Articles & Insights

From Jean Rogers, PhD – Terra Alpha Advisory Board Member

Jean Rogers talks moon suits, SASB, and Terra Alpha.

Moon suits are iconic images, representing man’s desire (and capability!) to explore the universe, seek signs of extra-terrestrial life, and to venture farther than anyone ever has.  Fully self-contained, their puffy white cladding, bloated booties and mirrored bubble helmets are designed to protect and serve the brave explorers inside, if awkwardly.  We’ve seen many images of moon suits this year—2019 being the 50th anniversary of the magnificent Apollo 11 mission.  Moon suits enabled these migratory astronauts to defy gravity, orbit the moon, gain a new perspective on earth, and return home again.

My own experience wearing a moon suit was not so idyllic.  The gravity I experienced was the grave situation created when humankind doesn’t manage its natural resources with care and respect.  The new perspective that I gained was that companies routinely externalized their hazardous waste off-balance sheet and off-property, somehow believing that dilution was the solution to pollution.  It was the late eighties, and my first job out of college was cleaning up Superfund sites.  I sported a moon suit in 100 degree weather while literally measuring, via hundreds of soil, groundwater, and air samples, the impacts of externalities on our natural environment.  I saw the earth as brown sludge, not a blue marble.  It was then that I vowed that no one should have to wear a moon suit to work, unless of course you are an astronaut.    

Here on terra firma, since then, I’ve tried in my own career to seek ways to internalize these corporate “externalities” and to create more beneficial environmental outcomes. In fact, the idea for SASB[1], came to me when I was first learning to invest for my own retirement.  Informed by my prior experiences, I sought comparable corporate data on resource efficiency and waste management practices, because I saw first hand how economically devastating a lack of care could be.  I believed that comparable environmental data could not only inform investment decisions, but create a race to the top.   

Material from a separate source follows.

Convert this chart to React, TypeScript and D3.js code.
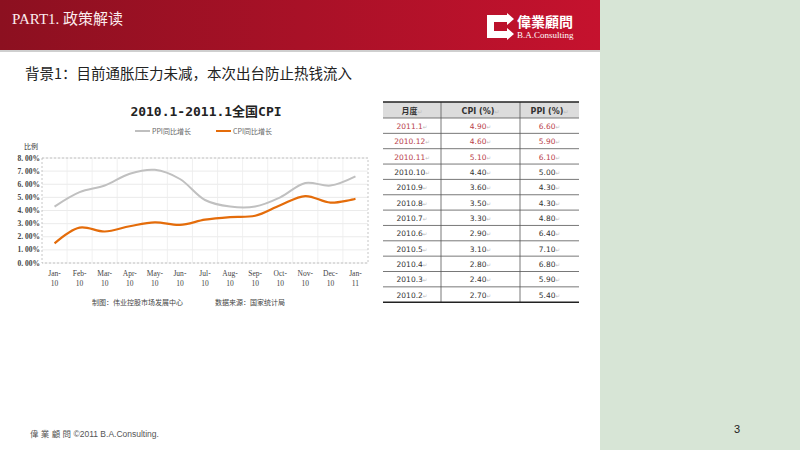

Unfortunately, since I last put on that moon suit, our environmental challenges have only mounted.  Climate change, barely discussed in my college days except for a lone atmospheric chemistry class I took in grad school, is now the defining issue of our time[2].  If we don’t deal with it urgently, all of the other challenges we face as a society are moot.  It’s as simple as that.   It will take a lot of financial capital, technical know- how, and high conviction investment strategies.  Not just divestment from oil and gas companies, but investment in solutions— in companies that are making a positive contribution to the restoration of the environment.  That’s why I joined the Advisory Board of Terra Alpha.  Tim Dunn and the excellent team at Terra Alpha are the closest thing to superheroes for the planet that I’ve come across. They don’t don moon suits to go to work, but they wield powerful research and analytics to determine the eco-efficiency and resiliency of public corporations.  They invest in those companies that are making a positive difference, and they do it in a way that can scale, because most investors still have the majority of their investments in public equities as an asset class.  Terra Alpha is finance for good, for the good of all.  

I’m proud to be working with this talented investment team that is grounded in evidence, informed by science, and has such a unique and caring perspective on our planet – this fragile, unique, blue planet that we call home.  It’s probably no coincidence that many of my fellow advisory board members are actual rocket scientists.  There’s something about donning a moon suit that makes you appreciate your connection to this earth- or at least not take it for granted.


[1] The Sustainability Accounting Standards Board, the non-profit standards setting organization that I founded in 2011.  SASB seeks to standardize environmental information such that investors can direct capital to more sustainable outcomes.